The Cain and Abel story has been played out throughout the thousands of years of human family and social life. Brothers are jealous of one another. Brothers fight with one another. Brothers have different characteristics. One may be more successful than the other. One may be a much better human being than the other. That is Cain and Abel. In The Times this week there was a true story about two brothers called James and David Livingston who rowed against each other in the 2003 Oxford - Cambridge boat race. In the weeks leading up to the race they did not speak to each other. David later described his feelings towards his brother James on the day of the race. 'I thought I hated him. That I wanted to crush him and his dream to achieve mine'. David’s boat won by 1 foot - the closest race in memory. The brothers did not speak to other for months. However, they were reconciled and wrote a book together about the experience they had shared.
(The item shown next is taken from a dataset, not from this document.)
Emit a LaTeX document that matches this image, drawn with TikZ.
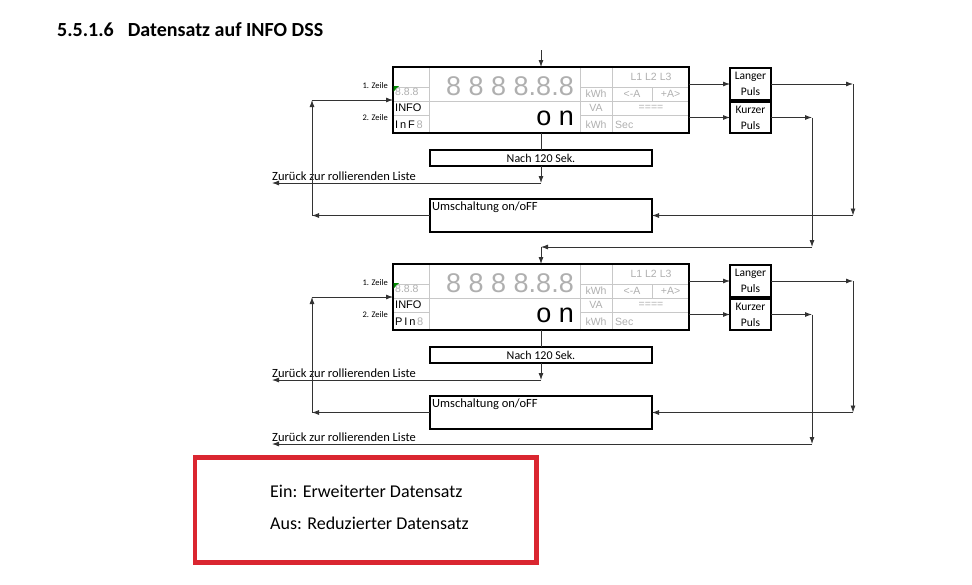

John in writing about this in his pastoral letter is asking Christians not to treat one another like Cain and Abel but to love one another. That was Jesus’ command to His disciples. For John, the subconscious capacity in all of us to hate and criticise one another is destructive of Christian community and wrecks witness and mission. So John repeats Jesus’ own example. Verse 16 says 'This is how we know what love is : Jesus Christ laid down his life for us'. Jesus did not just offer something He’d made in the carpenter’s shop at Nazareth. He did not just offer 10% of his income in that small business. He offered Himself. And he did it in the right way. Jesus told a great story recorded in Matthew 21:28f about two brothers whose father owned a vineyard. The father said to one brother 'Son go and work today in the vineyard'. He replied, 'Ah wilnae - dae it yersel'. Later in the day, however his conscience got the better of him and he went to work in the vineyard. The father went also to the second son and said the same thing. He replied, 'Nae bother faither, nae problem'. But he did not actually go and work at all. Jesus asked his listeners which of the two sons did what his father wanted. 'The firs't, they agreed. Jesus then said that sinners who repent will get into heaven before those who think they do not need to bother being obedient and can get away with laziness, lies and deceit. So John says in verse 18 'let us not love with words or tongue but with actions and in truth'.

But John is no legalist. He does not want us to be eaten up with guilt and regret all day long. Our Christianity has to work for us or else it is no Christianity at all. God, he says, is greater than our self-criticism and greater than the voice of conscience that does not give us peace. So - if you are full of regret or self-reproach, be forgiven and be at peace. You are probably on the right road and even if your progress is slow you will get there. Prayers will be answered.

John explains how and why and how prayer is answered in verses 21 - 23... 'if our hearts do not condemn us, we have confidence before God and receive from Him anything we ask, because we obey his commands and do what pleases him. And this is his command: to believe in the name of his son Jesus Christ and to love one another as he commanded'.

As we share together in Holy Communion let us seek to dwell in Jesus Christ and allow Him to dwell within us and to show in our lifestyle and living that Christianity is central to who we are and that Jesus Christ is indeed our living Lord.